Bucket Manyweather

bucket.jpg

I’m often asked where my name comes from, and on the days I can do more than shrug, I explain that when I was born, a cousin held me and cooed “Aw, it’s a little Bucket”. Not a girl. Not a boy, but a Bucket. It stuck. When I was a kid I remember being gendered by family, friends, and strangers. I always preferred to be gendered by strangers because sometimes I would get “he” or “she”, but it was always endearing until my mother would correct them one way or another. My presentation began to get policed: with ribbons, femmed up, pink. I guess their questions of my gender made her uncomfortable, but being a gender-blender always felt natural. In fifth grade I was Darth Vader for Halloween. It was my friend’s father’s first time meeting me, and before we went out to Trick or Treat, he wanted to “rough him up a little”. As the noogie began, my friend mentioned that I was a girl. Her father backed off, nearly terrified, but I couldn’t help but to feel like I was being engaged with the way I was supposed to be. I explored masculinity, but it was difficult in my adolescence to always be told to soften-up my appearance. In high school slam poetry found me, and not only did it become an outlet for teenage angst, describing dysphoria, and calling out the 1 percent, I was able to present however felt the most comfortable to me on stage: bow ties and button-ups. There was a special kind of liberation being able to wear the clothes that felt comfortable in a community that often deconstructed the very idea of gender, body image, love, and other cliches. When prom season came around, person after person asked if I was going to wear a suit or a dress.
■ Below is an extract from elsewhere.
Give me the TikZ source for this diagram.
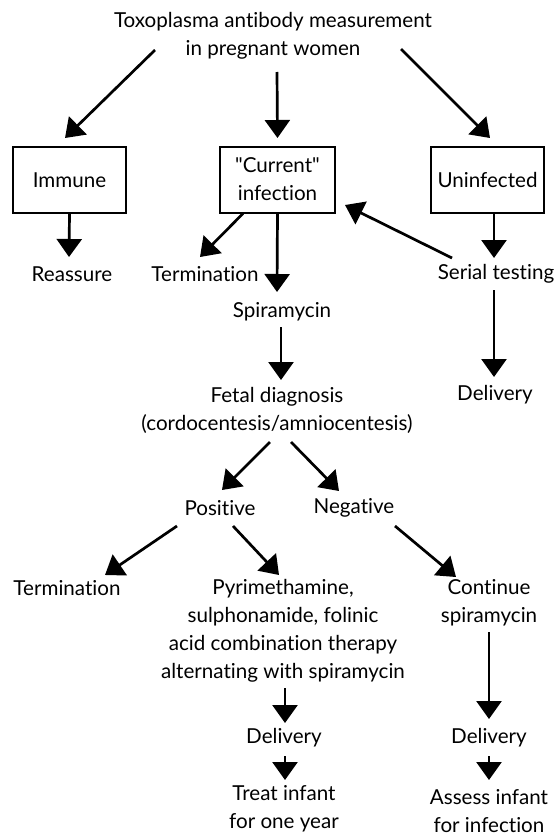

I arrived in a super cute ballerina-style dress, and left to the after parties in a classic tux.

 

In college, I found myself teaching my freshman roommates about gender being a spectrum and completely different than biological sex. Half of my roommates respected my initiative and pronouns, and the other half avoided me. I found a mentor, a 5th year student who was also non-binary, and I stuck close to them until their graduation. In my second year, I made friends who were transitioning with hormones and surgery and socialization, I struggled to see myself partaking in something similar. It didn’t quite feel like I needed to masculinize my appearance. My biggest problem was how other people saw me and treated me based off of preconceived notions of a gender that  I did not identify with. In many ways, I was already the man I dreamt of being: with or without makeup or masculine clothing. I was strong, determined, naturally masculine (whatever that means). I enjoyed watching my friends transition and go through the ups and downs it entails; I often thought about what it would mean for me to transition,but felt trapped at the idea that I wouldn’t be able to pick and choose how my body would change. I wanted a deeper voice and facial hair, but would prefer to pass on other body hair. More muscle mass would be nice, but I had a substantial feeling that my thunder thighs wouldn’t magically thin into longer, slender pillars. I negotiated with the idea of a physical transition because I had examples, but ultimately decided against it.

 

As a professional and professor at a university, I try to have as much open dialogue with my students about gender how there is diversity in biological sex, presentation , and gender. At times it’s difficult to explain to them that my gender varies, and I understand how it’s easier to have a more consistent gender presentation, but that does not feel authentic. When I felt like wearing dresses, I knew that gender is a social construct. True gender is inside, and the outside was for other people. I knew I was a masculine person, yet I experimented with makeup although I didn’t want people to view me as a more feminine version of myself. I objectified social cues and clothes and other things that held so much gendered meaning; but I forgot that others may not understand and eventually decided that their misunderstanding was going to be more of their problem and not mine. This concept remains difficult to relay in my relationships today, even as an adult. There are so many things that are ingrained in us all to perpetuate the gender binary. I’ve noticed that community is difficult outside of an academic setting, because even in the trans community, “realness” and passing is championed. I have no desire to pass all the time. Sometimes. But not regularly, and that has a lot to do with the way I feel like presenting as a masculine-of-center non-binary person. Being a Black, non-binary person adds another dimension to others’ misunderstandings, as being gender variant is often reserved for skinny, white, androgynous people. I admit that I will perform gender way before I perform Blackness, and I think the combination of my identities and how that shows up in the world is what has remained invisible until now.